NEW NETHERLANDS
Activities of the company.—Licenses were at once granted to several traders, who in 1622 visited the Hudson, Delaware, and Connecticut rivers and trafficked with the Indians as far east as Buzzard's Bay. Thirty families of Walloons, Protestants from Flanders, were sent over in 1623, these being the first colonists. Most of them settled on Manhattan Island, at Brooklyn, and on Staten Island. A few migrated to the vicinity of Fort Orange near Albany, and others settled near the present site of Gloucester on the Delaware, where a new fort named Nassau was erected. Other settlers soon followed; the fur trade was developed; and by 1625 the success of the colony seemed assured.
Government of the colony.—The West India Company was governed by a board of directors called the College of Nineteen; of these eight were from Amsterdam, and to them was given the control of New Netherlands. In the colony the chief officer was the director-general. To assist him was a council invested with local legislative, executive, and judicial powers, subject to the supervision and appellate jurisdiction of the Amsterdam directors. There were two minor officials, the "koopman" acting as commissary, bookkeeper, and secretary, and the "schout-fiscal" as an attorney and sheriff.
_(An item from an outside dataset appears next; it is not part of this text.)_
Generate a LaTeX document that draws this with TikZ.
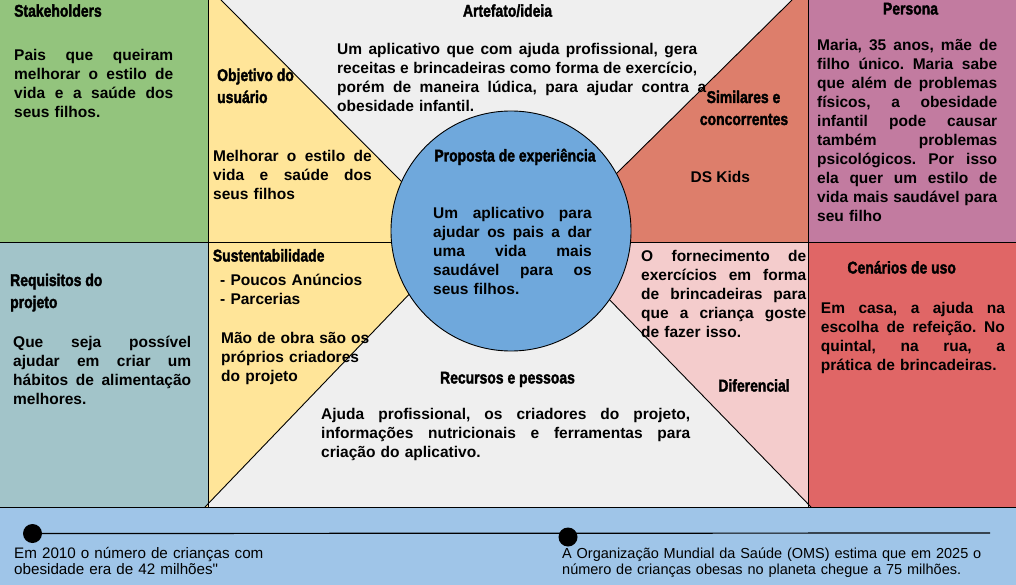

Administration of Peter Minuit.—In 1626 Peter Minuit became the director-general. One of his first acts was to secure a title to Manhattan Island by purchasing it from the Indians at the nominal price of twenty-four dollars' worth of goods. A fort, the location of which is known to-day as The Battery, was immediately constructed. Near by was built the stone counting house with a thatched roof, and thirty bark houses straggled along the east side of the river, the meager beginnings of a great metropolis. Fearing for the safety of the little groups of settlers at Fort Orange and Fort Nassau, Minuit brought them to New Amsterdam, leaving only a few soldiers and traders at Fort Orange.
Van Der Donck's Map of New Netherland, 1656.
Minuit's preparations for defence were not confined to fortifying the land. Conscious of foreign danger, inspired perhaps by the victories which Heyn was just now winning over Spaniards and Portuguese in the southern waters, and aided by two Belgian shipbuilders, the governor built and launched the New Netherland, a vessel of eight hundred tons and carrying thirty guns. The ship cost more than had been expected, and the bills were severely criticized by the West India Company.
The patroon system.—The returns from the southern raids made the small income from New Netherlands appear paltry, and the company decided to attempt an extensive colonization with a view to larger profit. A type of feudalism known as the patroon system was decided upon. The company reserved Manhattan Island, but other regions were opened to settlement. Each patroon was to receive lands four leagues along one side of a navigable river or two leagues on both sides and extending "so far into the country as the situation of the occupiers will permit," provided that within four years he settled fifty people over fifteen years of age upon his lands. Patroons were forever to "possess and enjoy all the lands lying within the aforesaid limits, together with the fruits, rights, minerals, rivers, and fountains thereof," and were to have complete control over "fishing, fowling, and grinding."